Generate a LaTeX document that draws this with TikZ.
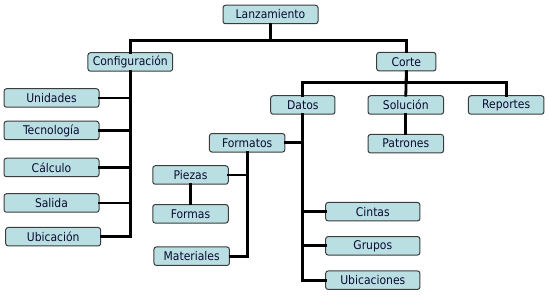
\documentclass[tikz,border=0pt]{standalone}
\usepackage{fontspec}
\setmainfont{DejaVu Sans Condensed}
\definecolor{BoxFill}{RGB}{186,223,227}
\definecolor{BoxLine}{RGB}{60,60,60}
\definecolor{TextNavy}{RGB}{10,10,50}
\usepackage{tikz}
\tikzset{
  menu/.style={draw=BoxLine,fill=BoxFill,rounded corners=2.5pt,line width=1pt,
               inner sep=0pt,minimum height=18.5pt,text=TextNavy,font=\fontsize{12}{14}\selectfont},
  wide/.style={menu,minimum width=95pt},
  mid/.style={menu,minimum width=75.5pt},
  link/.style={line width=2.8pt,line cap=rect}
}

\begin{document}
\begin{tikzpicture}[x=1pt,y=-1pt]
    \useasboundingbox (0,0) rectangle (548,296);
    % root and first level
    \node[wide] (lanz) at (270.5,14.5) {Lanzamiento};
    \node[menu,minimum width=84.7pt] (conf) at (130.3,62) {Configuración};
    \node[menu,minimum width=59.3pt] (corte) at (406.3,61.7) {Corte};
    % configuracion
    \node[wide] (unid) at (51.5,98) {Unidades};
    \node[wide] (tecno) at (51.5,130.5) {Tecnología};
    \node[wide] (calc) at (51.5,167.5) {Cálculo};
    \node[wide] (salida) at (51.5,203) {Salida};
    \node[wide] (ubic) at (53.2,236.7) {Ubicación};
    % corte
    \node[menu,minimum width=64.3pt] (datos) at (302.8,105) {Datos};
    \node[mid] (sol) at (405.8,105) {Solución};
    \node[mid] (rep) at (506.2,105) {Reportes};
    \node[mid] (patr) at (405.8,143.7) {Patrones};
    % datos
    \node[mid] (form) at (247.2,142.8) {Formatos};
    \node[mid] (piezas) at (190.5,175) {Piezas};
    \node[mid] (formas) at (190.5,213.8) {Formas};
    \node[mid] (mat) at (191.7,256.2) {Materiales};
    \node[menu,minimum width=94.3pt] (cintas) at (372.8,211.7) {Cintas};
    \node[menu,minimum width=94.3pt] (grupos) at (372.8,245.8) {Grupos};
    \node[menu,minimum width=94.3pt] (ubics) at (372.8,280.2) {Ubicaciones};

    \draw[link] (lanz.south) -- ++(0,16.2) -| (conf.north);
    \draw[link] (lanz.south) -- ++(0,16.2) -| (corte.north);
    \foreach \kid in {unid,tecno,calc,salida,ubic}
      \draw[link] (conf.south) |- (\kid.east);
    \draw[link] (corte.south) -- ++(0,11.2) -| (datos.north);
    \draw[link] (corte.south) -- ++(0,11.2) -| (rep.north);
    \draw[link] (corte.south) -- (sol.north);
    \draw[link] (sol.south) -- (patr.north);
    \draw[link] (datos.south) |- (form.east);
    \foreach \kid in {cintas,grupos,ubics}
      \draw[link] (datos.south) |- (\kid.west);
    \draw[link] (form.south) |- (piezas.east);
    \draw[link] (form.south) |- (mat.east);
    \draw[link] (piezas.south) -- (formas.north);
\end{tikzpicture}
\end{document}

|---|

# [INSTRUCTIONS FOR THE TASK]
Set the pictures aside and transcribe the data above exactly.

# [RESPONSE TO THIS TASK]
Generate a LaTeX document that draws this with TikZ.
\documentclass[tikz,border=0pt]{standalone}
\usepackage{fontspec}
\setmainfont{DejaVu Sans Condensed}
\definecolor{BoxFill}{RGB}{186,223,227}
\definecolor{BoxLine}{RGB}{60,60,60}
\definecolor{TextNavy}{RGB}{10,10,50}
\usepackage{tikz}
\tikzset{
  menu/.style={draw=BoxLine,fill=BoxFill,rounded corners=2.5pt,line width=1pt,
               inner sep=0pt,minimum height=18.5pt,text=TextNavy,font=\fontsize{12}{14}\selectfont},
  wide/.style={menu,minimum width=95pt},
  mid/.style={menu,minimum width=75.5pt},
  link/.style={line width=2.8pt,line cap=rect}
}

\begin{document}
\begin{tikzpicture}[x=1pt,y=-1pt]
    \useasboundingbox (0,0) rectangle (548,296);
    % root and first level
    \node[wide] (lanz) at (270.5,14.5) {Lanzamiento};
    \node[menu,minimum width=84.7pt] (conf) at (130.3,62) {Configuración};
    \node[menu,minimum width=59.3pt] (corte) at (406.3,61.7) {Corte};
    % configuracion
    \node[wide] (unid) at (51.5,98) {Unidades};
    \node[wide] (tecno) at (51.5,130.5) {Tecnología};
    \node[wide] (calc) at (51.5,167.5) {Cálculo};
    \node[wide] (salida) at (51.5,203) {Salida};
    \node[wide] (ubic) at (53.2,236.7) {Ubicación};
    % corte
    \node[menu,minimum width=64.3pt] (datos) at (302.8,105) {Datos};
    \node[mid] (sol) at (405.8,105) {Solución};
    \node[mid] (rep) at (506.2,105) {Reportes};
    \node[mid] (patr) at (405.8,143.7) {Patrones};
    % datos
    \node[mid] (form) at (247.2,142.8) {Formatos};
    \node[mid] (piezas) at (190.5,175) {Piezas};
    \node[mid] (formas) at (190.5,213.8) {Formas};
    \node[mid] (mat) at (191.7,256.2) {Materiales};
    \node[menu,minimum width=94.3pt] (cintas) at (372.8,211.7) {Cintas};
    \node[menu,minimum width=94.3pt] (grupos) at (372.8,245.8) {Grupos};
    \node[menu,minimum width=94.3pt] (ubics) at (372.8,280.2) {Ubicaciones};

    \draw[link] (lanz.south) -- ++(0,16.2) -| (conf.north);
    \draw[link] (lanz.south) -- ++(0,16.2) -| (corte.north);
    \foreach \kid in {unid,tecno,calc,salida,ubic}
      \draw[link] (conf.south) |- (\kid.east);
    \draw[link] (corte.south) -- ++(0,11.2) -| (datos.north);
    \draw[link] (corte.south) -- ++(0,11.2) -| (rep.north);
    \draw[link] (corte.south) -- (sol.north);
    \draw[link] (sol.south) -- (patr.north);
    \draw[link] (datos.south) |- (form.east);
    \foreach \kid in {cintas,grupos,ubics}
      \draw[link] (datos.south) |- (\kid.west);
    \draw[link] (form.south) |- (piezas.east);
    \draw[link] (form.south) |- (mat.east);
    \draw[link] (piezas.south) -- (formas.north);
\end{tikzpicture}
\end{document}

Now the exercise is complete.